«Nous sommes en France. Je n’arrive pas à y croire ! » Il est un peu plus de 22 heures, ce mardi 20 septembre à Saint-Nazaire, et Wissam, assis sur son lit dans la chambre où il s’apprête à passer la nuit, n’en revient pas : Nous sommes dans un appartement !
Tammam, les yeux cernés, est venu papoter un peu avec son frangin. À côté, Eslam dort déjà. Tammam, l’aîné de la fratrie, embraye : Fini l’hôtel King Jason
, un hôtel d’Athènes où la famille était hébergée avant son départ. Pour les Jaamour qui ont fui la guerre en Syrie en février et que Les Jours suivent depuis plus de six mois, l’installation à Saint-Nazaire est l’ultime étape du parcours, le début d’une nouvelle vie.

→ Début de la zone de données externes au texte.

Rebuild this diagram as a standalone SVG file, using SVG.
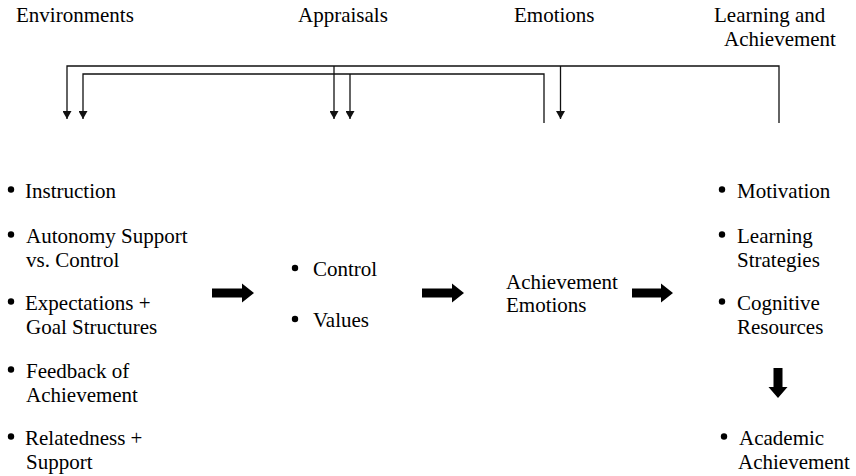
<svg xmlns="http://www.w3.org/2000/svg" width="856" height="476" viewBox="0 0 856 476" font-family="Liberation Serif, DejaVu Serif, serif" font-size="21">
<style>
text{fill:#000}
.fb{fill:none;stroke:#111;stroke-width:1.3}
.blk{fill:#000}
</style>
<defs>
<marker id="ah" markerUnits="userSpaceOnUse" markerWidth="8" markerHeight="9" refX="8" refY="4.5" orient="auto" viewBox="0 0 8 9">
<path d="M0,0 L8,4.5 L0,9 z" fill="#111"/>
</marker>
</defs>
<g id="headers">
<text x="16" y="22">Environments</text>
<text x="298" y="22">Appraisals</text>
<text x="514" y="22">Emotions</text>
<text x="714" y="22">Learning and</text>
<text x="724" y="46">Achievement</text>
</g>
<g id="connectors">
<polyline class="fb" points="779,123 779,66 67,66 67,119" marker-end="url(#ah)"/>
<line class="fb" x1="334" y1="66" x2="334" y2="119" marker-end="url(#ah)"/>
<line class="fb" x1="560.5" y1="66" x2="560.5" y2="119" marker-end="url(#ah)"/>
<polyline class="fb" points="544,123 544,74 83,74 83,119" marker-end="url(#ah)"/>
<line class="fb" x1="350" y1="74" x2="350" y2="119" marker-end="url(#ah)"/>
<polygon class="blk" points="212,288.5 242,288.5 242,283.5 254,293 242,302.5 242,297.5 212,297.5"/>
<polygon class="blk" points="422,288.5 452,288.5 452,283.5 464,293 452,302.5 452,297.5 422,297.5"/>
<polygon class="blk" points="632,288.5 661,288.5 661,283.5 673,293 661,302.5 661,297.5 632,297.5"/>
<polygon class="blk" points="773.5,368 782.5,368 782.5,387 787.5,387 778,398 768.5,387 773.5,387"/>
</g>
<g id="environments">
<circle class="blk" cx="11" cy="189.5" r="3.2"/>
<text x="25" y="198">Instruction</text>
<circle class="blk" cx="11" cy="234.5" r="3.2"/>
<text x="26" y="243">Autonomy Support</text>
<text x="26" y="267">vs. Control</text>
<circle class="blk" cx="11" cy="301.5" r="3.2"/>
<text x="25" y="310">Expectations +</text>
<text x="26" y="334">Goal Structures</text>
<circle class="blk" cx="11" cy="369.5" r="3.2"/>
<text x="26" y="378">Feedback of</text>
<text x="26" y="402">Achievement</text>
<circle class="blk" cx="11" cy="436.5" r="3.2"/>
<text x="25" y="445">Relatedness +</text>
<text x="26" y="469">Support</text>
</g>
<g id="appraisals">
<circle class="blk" cx="295" cy="268" r="3.2"/>
<text x="313" y="276">Control</text>
<circle class="blk" cx="295" cy="319" r="3.2"/>
<text x="313" y="327">Values</text>
</g>
<g id="emotions">
<text x="506" y="289">Achievement</text>
<text x="506" y="312">Emotions</text>
</g>
<g id="learning">
<circle class="blk" cx="722" cy="189.5" r="3.2"/>
<text x="737" y="198">Motivation</text>
<circle class="blk" cx="722" cy="234.5" r="3.2"/>
<text x="737" y="243">Learning</text>
<text x="737" y="267">Strategies</text>
<circle class="blk" cx="722" cy="301.5" r="3.2"/>
<text x="737" y="310">Cognitive</text>
<text x="737" y="334">Resources</text>
</g>
<g id="achievement">
<circle class="blk" cx="724" cy="436.5" r="3.2"/>
<text x="739" y="445">Academic</text>
<text x="738" y="469">Achievement</text>
</g>
</svg>
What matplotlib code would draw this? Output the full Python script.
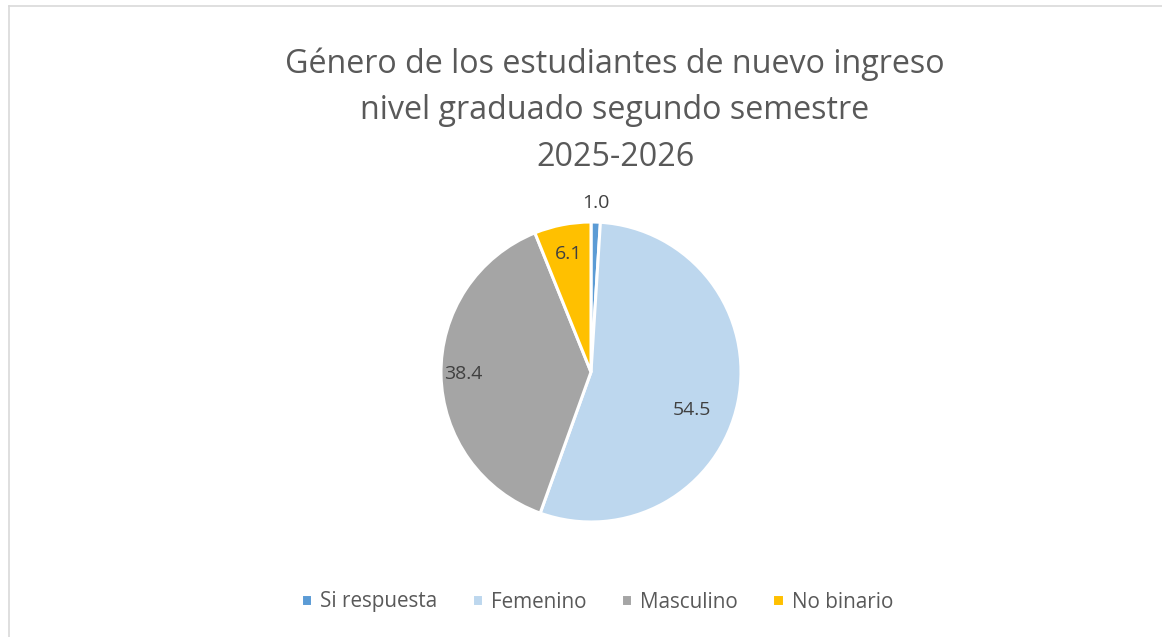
import matplotlib.pyplot as plt
import numpy as np
from matplotlib.lines import Line2D

# data
categories = ['Si respuesta', 'Femenino', 'Masculino', 'No binario']
values = [1.0, 54.5, 38.4, 6.1]
colors = ['#5B9BD5', '#BDD7EE', '#A5A5A5', '#FFC000']
# label placement: fraction of radius, angle shift from wedge middle (deg)
label_r = [1.13, 0.72, 0.85, 0.80]
label_shift = [0, -9, 0, 0]

plt.rcParams['font.family'] = ['Open Sans', 'DejaVu Sans']

W, H = 1162, 637
fig = plt.figure(figsize=(W / 100, H / 100), dpi=100)

# chart area border (only top and left edges visible)
bx, by = 8.5 / W, 1 - 5.5 / H
fig.add_artist(Line2D([bx, 1.01], [by, by], transform=fig.transFigure, color='#D9D9D9', lw=1.2))
fig.add_artist(Line2D([bx, bx], [-0.01, by], transform=fig.transFigure, color='#D9D9D9', lw=1.2))

fig.text(615 / W, 1 - 110.5 / H,
         'Género de los estudiantes de nuevo ingreso\nnivel graduado segundo semestre\n2025-2026',
         ha='center', va='center', fontsize=23.2, color='#595959', linespacing=1.53)

ax = fig.add_axes([441 / W, 115 / H, 300 / W, 300 / H])
wedges, _ = ax.pie(values, colors=colors, startangle=90, counterclock=False,
                   wedgeprops=dict(edgecolor='white', linewidth=2.2))
ax.set_xlim(-1, 1)
ax.set_ylim(-1, 1)
ax.set_aspect('equal')
ax.axis('off')

for w, v, r, s in zip(wedges, values, label_r, label_shift):
    ang = np.deg2rad((w.theta1 + w.theta2) / 2 + s)
    ax.text(r * np.cos(ang), r * np.sin(ang), '{:.1f}'.format(v),
            ha='center', va='center', fontsize=14, color='#404040', clip_on=False)

fig.legend(wedges, categories, loc='center', bbox_to_anchor=(597 / W, 1 - 602 / H),
           ncol=4, frameon=False, fontsize=14.9, labelcolor='#595959',
           handlelength=0.55, handleheight=0.55, handletextpad=0.4, columnspacing=1.65)

fig.savefig('out.png', dpi=100)
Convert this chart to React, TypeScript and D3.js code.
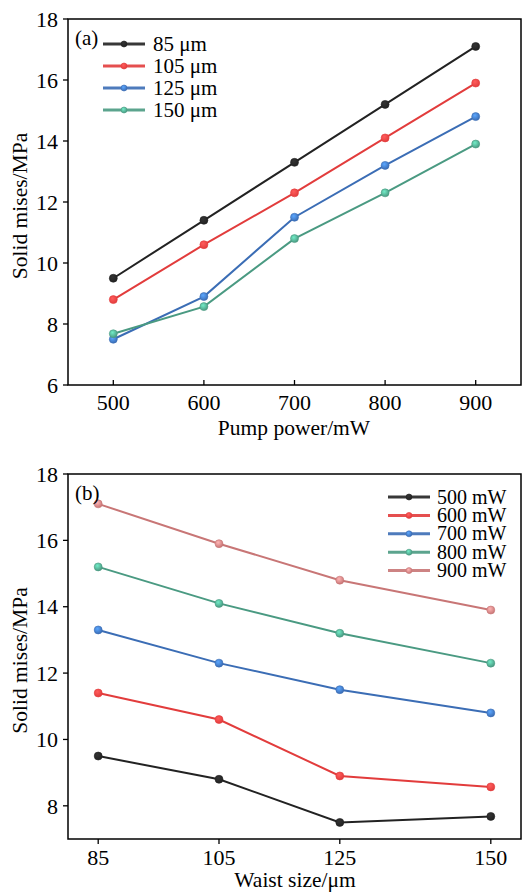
import React from "react";
import * as d3 from "d3";

const pumpPowers = [500, 600, 700, 800, 900];
const waistSizes = [85, 105, 125, 150];
const waistLabels = ["85 μm", "105 μm", "125 μm", "150 μm"];
const powerLabels = ["500 mW", "600 mW", "700 mW", "800 mW", "900 mW"];
// stress values: rows = waist size, columns = pump power
const s85 = [9.5, 11.4, 13.3, 15.2, 17.1];
const s105 = [8.8, 10.6, 12.3, 14.1, 15.9];
const s125 = [7.5, 8.9, 11.5, 13.2, 14.8];
const s150 = [7.68, 8.57, 10.8, 12.3, 13.9];
const stressByWaist = [s85, s105, s125, s150];

const colorsA = ["#222222", "#e23c3c", "#3b6db5", "#4a9a82"];
const colorsB = ["#222222", "#e23c3c", "#3b6db5", "#4a9a82", "#c87676"];

const yTicksA = [6, 8, 10, 12, 14, 16, 18];
const yTicksB = [8, 10, 12, 14, 16, 18];

const FONT = "Liberation Serif, DejaVu Serif, serif";

function Marker({ cx, cy, color, r = 4, id }: any) {
  return <circle cx={cx} cy={cy} r={r} fill={`url(#${id})`} stroke={color} strokeWidth={0.6} />;
}

export default function App() {
  const left = 68, right = 521;
  const topA = 19, botA = 385;
  const xA = d3.scaleLinear().domain([450, 950]).range([left, right]);
  const yA = d3.scaleLinear().domain([6, 18]).range([botA, topA]);
  const topB = 474, botB = 839;
  const xB = d3.scaleLinear().domain([80, 155]).range([left, right]);
  const yB = d3.scaleLinear().domain([7, 18]).range([botB, topB]);

  const lineA = d3.line<[number, number]>().x(d => xA(d[0])).y(d => yA(d[1]));
  const lineB = d3.line<[number, number]>().x(d => xB(d[0])).y(d => yB(d[1]));

  const seriesA = stressByWaist.map(vals => pumpPowers.map((p, i) => [p, vals[i]] as [number, number]));
  const seriesB = pumpPowers.map((_, pi) => waistSizes.map((w, wi) => [w, stressByWaist[wi][pi]] as [number, number]));

  const allColors = Array.from(new Set([...colorsA, ...colorsB]));
  const gid = (c: string) => "g" + c.replace("#", "");
  const ts = { fontFamily: FONT };
  const TICK = 22, TITLE = 21.5;

  return (
    <svg width={522} height={892} style={{ position: "absolute", left: 0, top: 0, background: "#fff", fontFamily: FONT }}>
      <defs>
        {allColors.map(c => (
          <radialGradient key={c} id={gid(c)} cx="40%" cy="35%" r="65%">
            <stop offset="0%" stopColor={d3.color(c)!.brighter(1.2).formatHex()} />
            <stop offset="100%" stopColor={c} />
          </radialGradient>
        ))}
      </defs>

      {/* Panel A */}
      <g>
        <rect x={left} y={topA} width={right - left} height={botA - topA} fill="none" stroke="#000" strokeWidth={1.5} />
        {yTicksA.map(t => (
          <g key={t}>
            <line x1={left - 5} x2={left} y1={yA(t)} y2={yA(t)} stroke="#000" strokeWidth={1.3} />
            <text style={ts} x={58} y={yA(t)} dy="0.35em" textAnchor="end" fontSize={TICK}>{t}</text>
          </g>
        ))}
        {pumpPowers.map(t => (
          <g key={t}>
            <line x1={xA(t)} x2={xA(t)} y1={botA} y2={botA - 5} stroke="#000" strokeWidth={1.3} />
            <text style={ts} x={xA(t)} y={410} textAnchor="middle" fontSize={TICK}>{t}</text>
          </g>
        ))}
        <text style={ts} x={294} y={435} textAnchor="middle" fontSize={TITLE}>Pump power/mW</text>
        <text style={ts} transform={`translate(27,${(topA + botA) / 2 + 4}) rotate(-90)`} textAnchor="middle" fontSize={TITLE}>Solid mises/MPa</text>
        {seriesA.map((s, i) => (
          <g key={i}>
            <path d={lineA(s)!} fill="none" stroke={colorsA[i]} strokeWidth={2} />
            {s.map((d, j) => (
              <Marker key={j} cx={xA(d[0])} cy={yA(d[1])} color={colorsA[i]} id={gid(colorsA[i])} />
            ))}
          </g>
        ))}
        <text style={ts} x={75} y={45} fontSize={21}>(a)</text>
        {waistLabels.map((l, i) => {
          const y = 44 + i * 22;
          return (
            <g key={l}>
              <line x1={103} x2={145} y1={y} y2={y} stroke={colorsA[i]} strokeWidth={3} strokeOpacity={0.9} />
              <Marker cx={124} cy={y} r={3} color={colorsA[i]} id={gid(colorsA[i])} />
              <text style={ts} x={153} y={y} dy="0.33em" fontSize={21}>{l}</text>
            </g>
          );
        })}
      </g>

      {/* Panel B */}
      <g>
        <rect x={left} y={topB} width={right - left} height={botB - topB} fill="none" stroke="#000" strokeWidth={1.5} />
        {yTicksB.map(t => (
          <g key={t}>
            <line x1={left - 5} x2={left} y1={yB(t)} y2={yB(t)} stroke="#000" strokeWidth={1.3} />
            <text style={ts} x={58} y={yB(t)} dy="0.35em" textAnchor="end" fontSize={TICK}>{t}</text>
          </g>
        ))}
        {waistSizes.map(t => (
          <g key={t}>
            <line x1={xB(t)} x2={xB(t)} y1={botB} y2={botB + 5} stroke="#000" strokeWidth={1.3} />
            <text style={ts} x={xB(t)} y={865} textAnchor="middle" fontSize={TICK}>{t}</text>
          </g>
        ))}
        <text style={ts} x={295} y={887} textAnchor="middle" fontSize={TITLE}>Waist size/μm</text>
        <text style={ts} transform={`translate(27,${(topB + botB) / 2 + 4}) rotate(-90)`} textAnchor="middle" fontSize={TITLE}>Solid mises/MPa</text>
        {seriesB.map((s, i) => (
          <g key={i}>
            <path d={lineB(s)!} fill="none" stroke={colorsB[i]} strokeWidth={2} />
            {s.map((d, j) => (
              <Marker key={j} cx={xB(d[0])} cy={yB(d[1])} color={colorsB[i]} id={gid(colorsB[i])} />
            ))}
          </g>
        ))}
        <text style={ts} x={75} y={500} fontSize={21}>(b)</text>
        {powerLabels.map((l, i) => {
          const y = 497 + i * 18.4;
          return (
            <g key={l}>
              <line x1={388} x2={430} y1={y} y2={y} stroke={colorsB[i]} strokeWidth={3} strokeOpacity={0.9} />
              <Marker cx={409} cy={y} r={3} color={colorsB[i]} id={gid(colorsB[i])} />
              <text style={ts} x={437} y={y} dy="0.33em" fontSize={20}>{l}</text>
            </g>
          );
        })}
      </g>
    </svg>
  );
}
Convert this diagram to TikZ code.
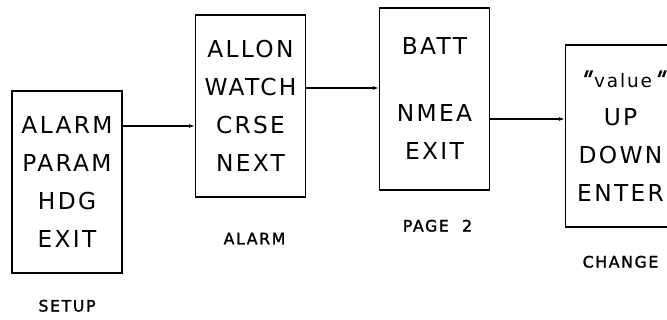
\documentclass[tikz,border=0pt]{standalone}
\usepackage{fontspec}
\newfontfamily\plotfont[LetterSpace=10]{DejaVu Sans}
\newfontfamily\captionfont[LetterSpace=10,FakeBold=1.5]{DejaVu Sans}
\newfontfamily\quotefont[FakeSlant=0.35,FakeBold=2]{DejaVu Sans}
\usetikzlibrary{positioning}
\usetikzlibrary{arrows.meta}

\begin{document}
\begin{tikzpicture}[x=1pt,y=-1pt,
    menu/.style={draw,line width=1.2pt,minimum width=110pt,minimum height=182pt,align=center,
      font=\plotfont\fontsize{23.3}{38}\selectfont},
    caption/.style={inner sep=0pt,font=\captionfont\fontsize{15.8}{18}\selectfont},
    link/.style={line width=1.2pt,-{Latex[length=6pt,width=4pt]}}]
    \useasboundingbox (0,0) rectangle (667,320);
    \node[menu] (setup) at (67,182) {ALARM\\PARAM\\HDG\\EXIT};
    \node[menu] (alarm) at (250.5,106) {ALLON\\WATCH\\CRSE\\NEXT};
    \node[menu] (page2) at (434.5,99) {BATT\\[29pt]NMEA\\EXIT};
    \node[menu] (change) at (620.5,136)
      {{\quotefont"}\hspace{5pt}{\fontsize{18.5}{38}\selectfont value}{\quotefont"}\\UP\\DOWN\\ENTER};
    \node[caption,below=26pt of setup] (setuplabel) {SETUP};
    \node[caption,below=35pt of alarm,xshift=4pt] (alarmlabel) {ALARM};
    \node[caption,below=29pt of page2,xshift=3pt] (page2label) {PAGE\ \ 2};
    \node[caption,below=28pt of change] (changelabel) {CHANGE};
    \draw[link] ([yshift=56pt]setup.east) -- ([yshift=-20pt]alarm.west);
    \draw[link] ([yshift=18pt]alarm.east) -- ([yshift=11pt]page2.west);
    \draw[link] ([yshift=-20pt]page2.east) -- ([yshift=17pt]change.west);
\end{tikzpicture}
\end{document}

Les Jaamour font partie des 2 000 premiers arrivés sur les 30 000 réfugiés qui doivent être accueillis en France d’ici la fin 2017.
Un petit bâtiment blanc de quatre étages sera leur nid pour six mois, le temps que soit acceptée leur demande d’asile. Pour les « relocalisés », l’Ofpra (Office français de protection des réfugiés et apatrides) s’est engagé à accélérer les délais d’obtention de l’asile. Aram est surexcité. Les bras chargés de bagages, tout le monde grimpe les marches. En ouvrant la porte, Tammam qui, à 19 ans, espère avoir sa chambre, repère vite le nombre de pièces dont dispose l’appartement. Un accord est trouvé : Eslam et Wissam se partageront une chambre, Tammam aura la sienne ; Aram dormira dans celle des parents. Dans la cuisine, quelques aliments ont été disposés. Les lits sont faits et des serviettes sont posées sur les étagères. La télé est en marche. Du balcon qui donne sur un espace vert, Eslam et Wissam s’exclament : Il y a un terrain de foot !
Le matin même, ils étaient encore à Athènes. Débarqués début mars sur l’île de Kastelorizo, en Grèce, ils sont arrivés avec l’espoir de se rendre en Allemagne rejoindre Houmam, leur fils qui avait pris la route de l’exil avant eux (lire l’épisode 8, « Houmam, le Jaamour solitaire »). Mais ils se sont retrouvés coincés dans la capitale hellénique quand les frontières se sont fermées, juste après leur arrivée, avec la signature de l’accord entre l’Union européenne et la Turquie.

Assis sur le lit, Tammam et Wissam se remémorent ce qu’ils ont vécu. Tu te souviens le Pirée ? La tente ?
, demande l’aîné. Oh my God !
, lance en anglais son frère. Puis, ils passent en revue les semaines passées à l’hôtel City Plaza, squatté pour y héberger des réfugiés, et, enfin, les trois mois au King Jason. Le tout sans activité.